◆ **WORK TO BE COMPLETED**: Everything from the first line down to the line containing "fig = plt.figure(figsize=(6.91, 3.87), dpi=100)" is to be retyped exactly, both ends included, with pictures left out.

◆ **INFORMATION SHOWN**:
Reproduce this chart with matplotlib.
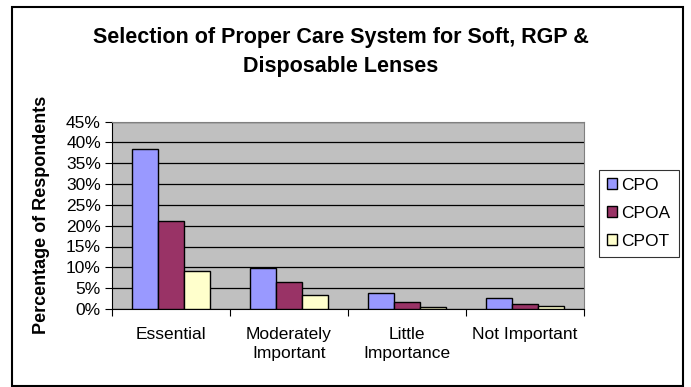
import numpy as np
import matplotlib.pyplot as plt
from matplotlib.patches import Rectangle

plt.rcParams['font.family'] = ['Liberation Sans', 'DejaVu Sans']

# Survey results (fraction of respondents)
categories = ["Essential", "Moderately\nImportant", "Little\nImportance", "Not Important"]
series_names = ["CPO", "CPOA", "CPOT"]
cpo = [0.383, 0.098, 0.038, 0.027]
cpoa = [0.211, 0.064, 0.018, 0.011]
cpot = [0.091, 0.034, 0.004, 0.007]
colors = ["#9999FF", "#993366", "#FFFFCC"]
y_ticks = np.arange(0, 0.46, 0.05)

fig = plt.figure(figsize=(6.91, 3.87), dpi=100)

# Outer chart border
fig.patches.append(Rectangle((12 / 691, 1 / 387), 671 / 691, 379 / 387,
                             transform=fig.transFigure, fill=False,
                             edgecolor="black", linewidth=1.5))

ax = fig.add_axes([112 / 691, 1 - 309 / 387, 472 / 691, 187.5 / 387])
ax.set_facecolor("#C0C0C0")

x = np.arange(len(categories))
w = 0.22
for i, (vals, name) in enumerate(zip([cpo, cpoa, cpot], series_names)):
    ax.bar(x + (i - 1) * w, vals, width=w, color=colors[i],
           edgecolor="black", linewidth=1, label=name, zorder=3)

ax.set_xlim(-0.5, len(categories) - 0.5)
ax.set_ylim(0, 0.45)
ax.set_yticks(y_ticks)
ax.set_yticklabels([f"{int(round(t * 100))}%" for t in y_ticks], fontsize=12.5)
ax.yaxis.grid(True, color="black", linewidth=0.9, zorder=1)
ax.set_axisbelow(True)

# category labels centered, ticks on the boundaries
ax.set_xticks(np.arange(-0.5, len(categories), 1))
ax.set_xticklabels([])
ax.set_xticks(x, minor=True)
ax.set_xticklabels(categories, minor=True, fontsize=12.5, linespacing=1.3)
ax.tick_params(axis="x", which="minor", length=0, pad=13)
ax.tick_params(axis="x", which="major", length=5, direction="out", color="black")
ax.tick_params(axis="y", length=5, direction="out", color="black", pad=3)

for s in ["top", "right"]:
    ax.spines[s].set_color("#808080")
for s in ["left", "bottom"]:
    ax.spines[s].set_color("black")

ax.set_ylabel("Percentage of Respondents", fontsize=13, fontweight="bold")
ax.yaxis.set_label_coords(-(112 - 50) / 472, 0.5)

fig.text(341 / 691, 1 - 52 / 387,
         "Selection of Proper Care System for Soft, RGP &\nDisposable Lenses",
         ha="center", va="center", fontsize=15.5, fontweight="bold", linespacing=1.45)

leg = fig.legend(loc="upper left", bbox_to_anchor=(599 / 691, 1 - 170 / 387),
                 fontsize=12.5, frameon=True, fancybox=False, edgecolor="black",
                 handlelength=0.6, handleheight=0.6, handletextpad=0.25,
                 labelspacing=0.75, borderpad=0.45, borderaxespad=0)
leg.get_frame().set_linewidth(0.8)

fig.savefig("out.png", dpi=100)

◆ **RESULT OF THIS EXERCISE**:
Reproduce this chart with matplotlib.
import numpy as np
import matplotlib.pyplot as plt
from matplotlib.patches import Rectangle

plt.rcParams['font.family'] = ['Liberation Sans', 'DejaVu Sans']

# Survey results (fraction of respondents)
categories = ["Essential", "Moderately\nImportant", "Little\nImportance", "Not Important"]
series_names = ["CPO", "CPOA", "CPOT"]
cpo = [0.383, 0.098, 0.038, 0.027]
cpoa = [0.211, 0.064, 0.018, 0.011]
cpot = [0.091, 0.034, 0.004, 0.007]
colors = ["#9999FF", "#993366", "#FFFFCC"]
y_ticks = np.arange(0, 0.46, 0.05)

fig = plt.figure(figsize=(6.91, 3.87), dpi=100)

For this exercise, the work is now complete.